======== Data block

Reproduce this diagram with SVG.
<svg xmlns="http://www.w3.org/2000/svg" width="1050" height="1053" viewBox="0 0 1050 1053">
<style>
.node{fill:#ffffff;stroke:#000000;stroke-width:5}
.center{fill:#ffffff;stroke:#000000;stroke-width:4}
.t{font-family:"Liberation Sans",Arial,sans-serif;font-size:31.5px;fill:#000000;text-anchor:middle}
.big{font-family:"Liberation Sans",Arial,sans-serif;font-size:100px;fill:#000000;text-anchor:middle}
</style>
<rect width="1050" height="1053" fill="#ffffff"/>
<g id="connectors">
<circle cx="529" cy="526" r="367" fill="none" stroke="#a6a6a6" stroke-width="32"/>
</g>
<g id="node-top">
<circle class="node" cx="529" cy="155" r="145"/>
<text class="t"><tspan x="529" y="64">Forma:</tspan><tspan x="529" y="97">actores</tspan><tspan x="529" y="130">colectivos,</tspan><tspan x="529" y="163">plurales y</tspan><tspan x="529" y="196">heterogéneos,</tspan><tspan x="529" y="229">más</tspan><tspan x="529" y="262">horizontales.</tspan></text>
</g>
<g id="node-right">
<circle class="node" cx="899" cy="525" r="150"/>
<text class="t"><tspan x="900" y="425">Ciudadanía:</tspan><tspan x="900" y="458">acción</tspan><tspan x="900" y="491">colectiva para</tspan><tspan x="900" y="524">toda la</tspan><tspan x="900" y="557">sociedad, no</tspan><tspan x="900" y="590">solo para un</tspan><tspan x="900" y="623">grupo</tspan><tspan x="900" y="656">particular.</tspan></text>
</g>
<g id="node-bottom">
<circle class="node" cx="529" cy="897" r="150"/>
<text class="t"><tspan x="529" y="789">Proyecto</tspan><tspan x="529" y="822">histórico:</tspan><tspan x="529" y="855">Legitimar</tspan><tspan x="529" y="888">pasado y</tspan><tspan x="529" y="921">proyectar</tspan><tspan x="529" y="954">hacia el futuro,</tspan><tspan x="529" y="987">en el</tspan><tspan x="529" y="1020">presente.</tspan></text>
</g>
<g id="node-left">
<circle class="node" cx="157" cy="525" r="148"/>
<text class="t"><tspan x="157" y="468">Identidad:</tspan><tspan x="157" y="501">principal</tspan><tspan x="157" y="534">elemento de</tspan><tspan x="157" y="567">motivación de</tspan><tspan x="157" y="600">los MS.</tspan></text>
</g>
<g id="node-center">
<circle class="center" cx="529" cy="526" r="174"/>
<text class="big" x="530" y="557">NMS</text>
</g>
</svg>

================

Retype all of the material, keeping each line exact.

Solution below:
Reproduce this diagram with SVG.
<svg xmlns="http://www.w3.org/2000/svg" width="1050" height="1053" viewBox="0 0 1050 1053">
<style>
.node{fill:#ffffff;stroke:#000000;stroke-width:5}
.center{fill:#ffffff;stroke:#000000;stroke-width:4}
.t{font-family:"Liberation Sans",Arial,sans-serif;font-size:31.5px;fill:#000000;text-anchor:middle}
.big{font-family:"Liberation Sans",Arial,sans-serif;font-size:100px;fill:#000000;text-anchor:middle}
</style>
<rect width="1050" height="1053" fill="#ffffff"/>
<g id="connectors">
<circle cx="529" cy="526" r="367" fill="none" stroke="#a6a6a6" stroke-width="32"/>
</g>
<g id="node-top">
<circle class="node" cx="529" cy="155" r="145"/>
<text class="t"><tspan x="529" y="64">Forma:</tspan><tspan x="529" y="97">actores</tspan><tspan x="529" y="130">colectivos,</tspan><tspan x="529" y="163">plurales y</tspan><tspan x="529" y="196">heterogéneos,</tspan><tspan x="529" y="229">más</tspan><tspan x="529" y="262">horizontales.</tspan></text>
</g>
<g id="node-right">
<circle class="node" cx="899" cy="525" r="150"/>
<text class="t"><tspan x="900" y="425">Ciudadanía:</tspan><tspan x="900" y="458">acción</tspan><tspan x="900" y="491">colectiva para</tspan><tspan x="900" y="524">toda la</tspan><tspan x="900" y="557">sociedad, no</tspan><tspan x="900" y="590">solo para un</tspan><tspan x="900" y="623">grupo</tspan><tspan x="900" y="656">particular.</tspan></text>
</g>
<g id="node-bottom">
<circle class="node" cx="529" cy="897" r="150"/>
<text class="t"><tspan x="529" y="789">Proyecto</tspan><tspan x="529" y="822">histórico:</tspan><tspan x="529" y="855">Legitimar</tspan><tspan x="529" y="888">pasado y</tspan><tspan x="529" y="921">proyectar</tspan><tspan x="529" y="954">hacia el futuro,</tspan><tspan x="529" y="987">en el</tspan><tspan x="529" y="1020">presente.</tspan></text>
</g>
<g id="node-left">
<circle class="node" cx="157" cy="525" r="148"/>
<text class="t"><tspan x="157" y="468">Identidad:</tspan><tspan x="157" y="501">principal</tspan><tspan x="157" y="534">elemento de</tspan><tspan x="157" y="567">motivación de</tspan><tspan x="157" y="600">los MS.</tspan></text>
</g>
<g id="node-center">
<circle class="center" cx="529" cy="526" r="174"/>
<text class="big" x="530" y="557">NMS</text>
</g>
</svg>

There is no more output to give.